WHAT NEEDS TO BE DONE » Starting with the first line of the listing, quote each line exactly until and including the one with "from matplotlib.ticker import MultipleLocator", leaving pictures out.

* Begin *

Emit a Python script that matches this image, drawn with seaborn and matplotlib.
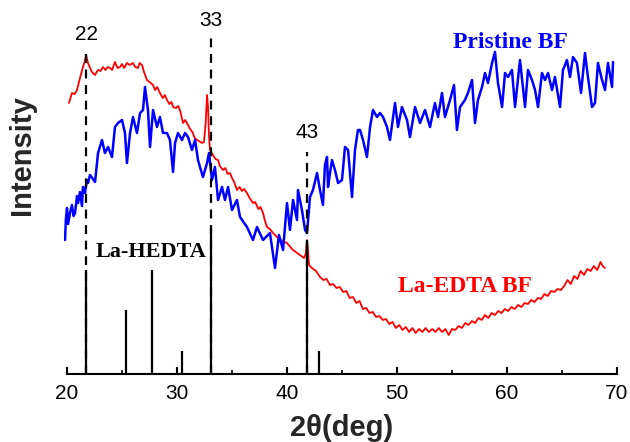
import matplotlib
matplotlib.use("Agg")
import matplotlib.pyplot as plt
import seaborn as sns
import numpy as np
from matplotlib.ticker import MultipleLocator

# ---------------- data ----------------
pristine_2theta = [19.82, 19.9, 20.0, 20.1, 20.27, 20.45, 20.6, 20.73, 20.91, 21.0, 21.18, 21.36,
                   21.45, 21.64, 21.8, 21.91, 22.09, 22.3, 22.55, 22.82, 23.18, 23.45, 23.73, 24.09,
                   24.36, 24.64, 25.0, 25.27, 25.45, 25.73, 26.0, 26.36, 26.64, 26.91, 27.09, 27.36,
                   27.55, 27.82, 28.18, 28.45, 28.73, 29.09, 29.36, 29.64, 29.82, 30.09, 30.45, 30.73,
                   31.0, 31.36, 31.64, 31.91, 32.09, 32.36, 32.73, 32.91, 33.18, 33.45, 33.73, 34.09,
                   34.36, 34.64, 35.0, 35.45, 35.73, 36.36, 36.91, 37.27, 37.82, 38.45, 38.91, 39.27,
                   39.64, 40.0, 40.27, 40.55, 40.91, 41.0, 41.36, 41.64, 41.82, 42.09, 42.36, 42.73,
                   43.0, 43.27, 43.45, 43.64, 43.73, 43.91, 44.09, 44.36, 44.64, 45.0, 45.27, 45.55,
                   45.91, 46.18, 46.45, 46.64, 46.91, 47.27, 47.55, 47.82, 48.18, 48.45, 48.73, 49.09,
                   49.36, 49.82, 50.09, 50.45, 50.91, 51.18, 51.64, 52.09, 52.55, 53.0, 53.45, 53.73,
                   54.09, 54.36, 54.82, 55.18, 55.45, 55.73, 56.18, 56.45, 56.82, 57.09, 57.36, 57.73,
                   58.0, 58.27, 58.64, 58.91, 59.18, 59.55, 59.82, 60.09, 60.45, 60.73, 61.18, 61.64,
                   61.91, 62.27, 62.55, 62.82, 63.18, 63.45, 63.73, 64.09, 64.36, 64.82, 65.09, 65.45,
                   65.73, 66.0, 66.36, 66.73, 67.09, 67.36, 67.73, 68.0, 68.27, 68.64, 68.91, 69.18,
                   69.55, 69.64]
pristine_int = [134, 155, 166, 150, 161, 169, 158, 161, 178, 171, 182, 168,
                187, 181, 194, 191, 199, 196, 192, 221, 234, 221, 227, 217,
                247, 251, 254, 241, 211, 241, 257, 241, 261, 264, 287, 264,
                227, 264, 247, 257, 241, 241, 234, 202, 231, 241, 234, 241,
                237, 224, 234, 214, 207, 197, 211, 221, 194, 207, 174, 187,
                174, 187, 164, 174, 157, 147, 134, 147, 134, 141, 106, 139,
                124, 171, 144, 174, 154, 184, 164, 144, 141, 177, 184, 201,
                184, 169, 209, 217, 187, 201, 214, 204, 191, 194, 227, 224,
                177, 224, 244, 244, 234, 217, 247, 264, 257, 261, 257, 247,
                234, 271, 247, 267, 254, 237, 267, 251, 264, 247, 271, 257,
                281, 257, 274, 289, 244, 267, 274, 281, 294, 251, 274, 287,
                301, 291, 311, 322, 291, 267, 301, 297, 304, 267, 314, 267,
                304, 294, 284, 267, 301, 294, 301, 284, 297, 267, 304, 314,
                297, 317, 311, 281, 321, 297, 267, 271, 311, 294, 284, 311,
                287, 312]

edta_2theta = [20.18, 20.45, 20.7, 20.91, 21.18, 21.45, 21.6, 21.73, 21.91, 22.1, 22.27, 22.55,
               22.7, 22.82, 23.05, 23.27, 23.5, 23.7, 23.91, 24.1, 24.36, 24.6, 24.82, 25.0,
               25.2, 25.45, 25.7, 26.0, 26.2, 26.45, 26.6, 26.82, 27.0, 27.27, 27.5, 27.82,
               28.0, 28.2, 28.45, 28.7, 28.9, 29.09, 29.3, 29.5, 29.64, 29.9, 30.1, 30.27,
               30.55, 30.75, 31.0, 31.2, 31.45, 31.6, 31.82, 32.0, 32.27, 32.45, 32.6, 32.73,
               32.82, 32.9, 33.0, 33.1, 33.27, 33.5, 33.73, 33.9, 34.18, 34.4, 34.6, 34.82,
               35.0, 35.2, 35.45, 35.7, 35.9, 36.1, 36.36, 36.6, 36.91, 37.1, 37.4, 37.6,
               37.82, 38.0, 38.18, 38.45, 38.73, 39.0, 39.36, 39.6, 40.0, 40.3, 40.55, 40.8,
               41.18, 41.55, 41.7, 41.82, 41.9, 42.0, 42.27, 42.64, 43.0, 43.3, 43.6, 43.9,
               44.2, 44.5, 44.8, 45.1, 45.4, 45.7, 46.0, 46.3, 46.6, 46.9, 47.2, 47.5,
               47.8, 48.1, 48.4, 48.7, 49.0, 49.3, 49.6, 49.9, 50.2, 50.5, 50.8, 51.1,
               51.4, 51.7, 52.0, 52.3, 52.6, 52.9, 53.2, 53.5, 53.8, 54.1, 54.4, 54.7,
               55.0, 55.3, 55.6, 55.9, 56.2, 56.5, 56.8, 57.1, 57.4, 57.7, 58.0, 58.3,
               58.6, 58.9, 59.2, 59.5, 59.8, 60.1, 60.4, 60.7, 61.0, 61.3, 61.6, 61.9,
               62.2, 62.5, 62.8, 63.1, 63.4, 63.7, 64.0, 64.3, 64.6, 64.9, 65.2, 65.5,
               65.8, 66.1, 66.4, 66.7, 67.0, 67.3, 67.6, 67.9, 68.2, 68.5, 68.7, 68.9]
edta_int = [271, 281, 280, 284, 296, 307, 312, 319, 311, 306, 302, 299,
            302, 304, 303, 307, 304, 307, 306, 304, 312, 306, 307, 310,
            306, 311, 309, 311, 307, 306, 311, 309, 302, 294, 292, 289,
            284, 287, 281, 276, 279, 274, 270, 272, 267, 266, 268, 264,
            251, 254, 249, 245, 241, 236, 234, 233, 231, 232, 250, 279,
            267, 240, 224, 222, 219, 215, 214, 208, 204, 206, 200, 201,
            196, 192, 184, 187, 183, 185, 181, 176, 171, 172, 165, 167,
            161, 153, 147, 145, 141, 138, 134, 133, 131, 127, 124, 122,
            119, 116, 120, 134, 125, 109, 106, 103, 97, 94, 95, 89,
            90, 86, 87, 82, 83, 76, 77, 71, 73, 65, 66, 61,
            62, 57, 58, 54, 55, 50, 52, 46, 49, 44, 47, 42,
            46, 41, 45, 42, 46, 42, 45, 42, 46, 42, 45, 39,
            45, 44, 48, 46, 51, 49, 53, 51, 56, 54, 59, 56,
            61, 59, 63, 61, 65, 63, 67, 65, 69, 67, 71, 70,
            74, 72, 76, 75, 80, 78, 83, 82, 85, 84, 88, 94,
            90, 98, 95, 103, 99, 105, 103, 108, 104, 112, 108, 106]

# La-HEDTA reference pattern (stick positions / heights)
hedta_pos = [21.7, 25.4, 27.75, 30.45, 33.05, 41.82, 42.9]
hedta_height = [104, 64, 104, 23, 147, 134, 23]

# guide lines
guide_pos = [21.73, 33.05, 41.82]
guide_top = [326, 337, 222]
guide_labels = ["22", "33", "43"]
guide_label_y = [339, 354, 241]

x_ticks = [20, 30, 40, 50, 60, 70]

# ---------------- figure ----------------
sns.set_theme(style="white")
plt.rcParams["font.family"] = ["Liberation Sans", "DejaVu Sans"]

fig = plt.figure(figsize=(6.3, 4.42), dpi=100)
ax = fig.add_axes([63.7 / 630, 68 / 442, 555.5 / 630, 364 / 442])

sns.lineplot(x=edta_2theta, y=edta_int, ax=ax, color="#ff0000", lw=1.3,
             sort=False, estimator=None, solid_joinstyle="round")
sns.lineplot(x=pristine_2theta, y=pristine_int, ax=ax, color="#0000ff", lw=1.8,
             sort=False, estimator=None, solid_joinstyle="round")

ax.vlines(hedta_pos, 0, hedta_height, colors="black", lw=1.6, zorder=3)
ax.vlines(guide_pos, 0, guide_top, colors="black", lw=1.6,
          linestyles=[(0, (4, 3))], zorder=4)
for xp, lab, ly in zip(guide_pos, guide_labels, guide_label_y):
    ax.text(xp, ly, lab, ha="center", va="center", fontsize=15, color="black")

serif = ["Liberation Serif", "DejaVu Serif"]
ax.text(60.27, 332, "Pristine BF", color="#0000ff", fontsize=17, fontweight="bold",
        family=serif, ha="center", va="center")
ax.text(56.18, 87, "La-EDTA BF", color="#ff0000", fontsize=17, fontweight="bold",
        family=serif, ha="center", va="center")
ax.text(27.64, 122, "La-HEDTA", color="black", fontsize=16, fontweight="bold",
        family=serif, ha="center", va="center")

ax.set_xlim(19.7, 70.2)
ax.set_ylim(0, 364)
for s in ["left", "right", "top"]:
    ax.spines[s].set_visible(False)
ax.spines["bottom"].set_bounds(20, 70)
ax.spines["bottom"].set_linewidth(1.5)
ax.spines["bottom"].set_color("black")

ax.set_xticks(x_ticks)
ax.xaxis.set_minor_locator(MultipleLocator(5))
ax.tick_params(axis="x", which="major", direction="in", length=5, width=1.5,
               labelsize=15, pad=7, bottom=True, colors="black")
ax.tick_params(axis="x", which="minor", direction="in", length=3, width=1.2,
               bottom=True, colors="black")
ax.set_yticks([])
ax.set_xlabel("")
ax.set_ylabel("")

fig.text(342 / 630, 1 - 428 / 442, "2θ(deg)", ha="center", va="center",
         fontsize=21, fontweight="bold")
fig.text(22 / 630, 1 - 155 / 442, "Intensity", ha="center", va="center",
         fontsize=21, fontweight="bold", rotation=90)

fig.savefig("out.png", dpi=100, facecolor="white")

* End *

TASK ANSWER »
Emit a Python script that matches this image, drawn with seaborn and matplotlib.
import matplotlib
matplotlib.use("Agg")
import matplotlib.pyplot as plt
import seaborn as sns
import numpy as np
from matplotlib.ticker import MultipleLocator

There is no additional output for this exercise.